Proses perendaman ramuan tersebut berbeda-beda waktunya dan yang paling
singkat adalah rendaman air merang dan air pelepah daun pisang-tembakau yang
rata-rata memakan waktu sekitar 7 hari, sedangkan rendaman air cengkeh lebih
dari 7 hari. Proses pencucian rumah berlangsung bisa berlangsung 2 bulan atau
lebih, hal ini disebakna oleh tingkat kemampuan ekonomis setiap pemiliki rumah
dalam memperkerjakan ahli perawatan rumah Pencu. Menurut bapak Sariyon, salah
satu orang yang berprofesi dalam merawat atau mencuci rumah tradional Kudus
atau rumah Pencu, hanya orang-orang tertentulah yang bisa mencuci rumah
Pencunya, dan biasanya setiap tahun berlangsung dua kali proses pencuciaannya.
Penggunaan ramuan tersebut terbukti efisien dan efektif mampu mengawetkan kayu
jati, bahan dasar Rumah Adat Kudus, dari serangan rayap (termite) dan sekaligus
meningkatkan pamor dan permukaan kayu menjadi lebih bersih, karena ramuan APT
dan ARC dioleskan berulang-ulang ke permukaan dan komponen-komponen bangunan
kayu jati.
2. Kearifan Lokal Buka Luwur
Buka luwur
merupakan upacara penggantian kain klambu penutup makam yang berlangsung tiap
tahun. Upacara buka luwur diawali dengan penglepasan luwur lama dan dilanjutkan
dengan pemasangan luwur yang baru. Upacara ini dirangkai dengan pengajian umum
dan tahlil bersama.
a.
Buka luwur Sunan Kudus dilaksanakan setiap tanggal 10
Syuro ( 10 Muharram )
b.
Buka luwur Sunan
Muria dilaksanakan setiap tanggal 16 Syuro
Ribuan meter luwur yang
menutupi makam diganti dengan luwur baru hasil sumbangan masyarakat.

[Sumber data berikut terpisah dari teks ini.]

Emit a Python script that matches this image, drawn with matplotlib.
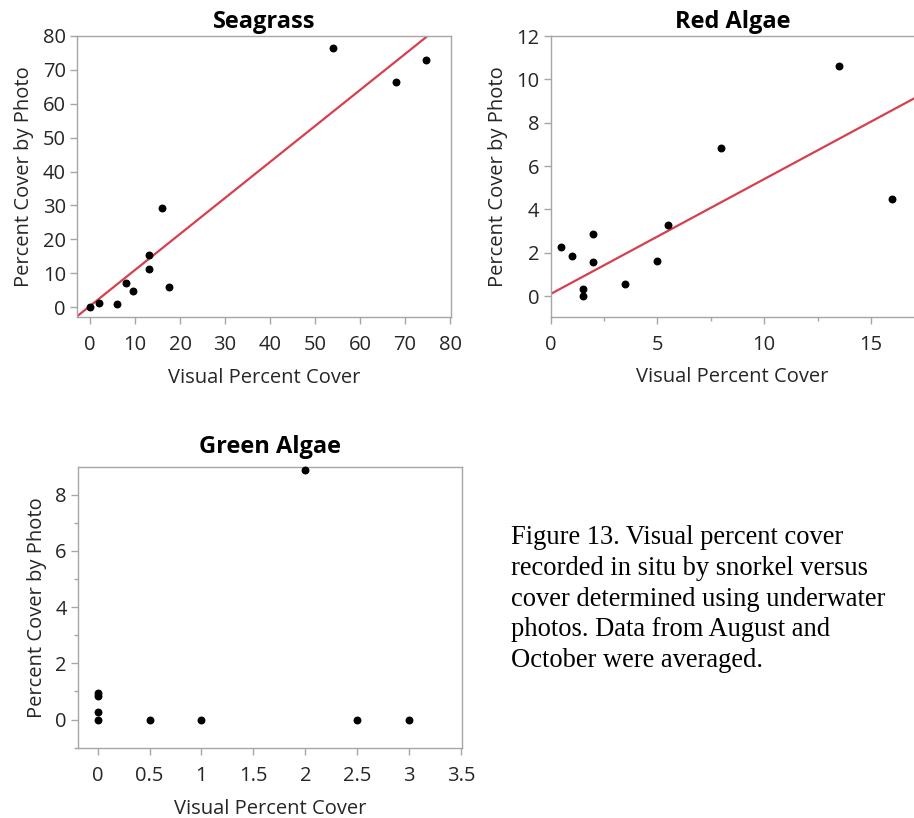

Luwur lama dibagi secara gratis kepada warga sekitar, bahkan di Makam
Mutamakin, luwur dilelang kepada pengunjung hingga mencapai nilai puluhan juta.
Luwur paling keramat dan mempunyai nilai jual tinggi adalah yang berada di
bagian nisan yang bagian kepala.
Luwur yang hanya sebuah
kain mori pada gilirannya mempunyai makna mistis di kalangan masyarakat karena
ada alunan doa dan berkah yang melekat di dalamnya. Warga melihat benda
metafisis untuk menggapai yang metafisis. Kepercayaan warga demikian sama halnya
dengan animisme maupun dinamisme, hanya saja dipisahkan oleh muatan ilahiah
pada umat muslim kekinian.
Buka luwur dalam
tradisi makam-makam keramat dilakukan satu tahun sekali seperti halnya
merayakan ulang tahun. Setiap makam mempunyai tanggal yang menjadi acuan.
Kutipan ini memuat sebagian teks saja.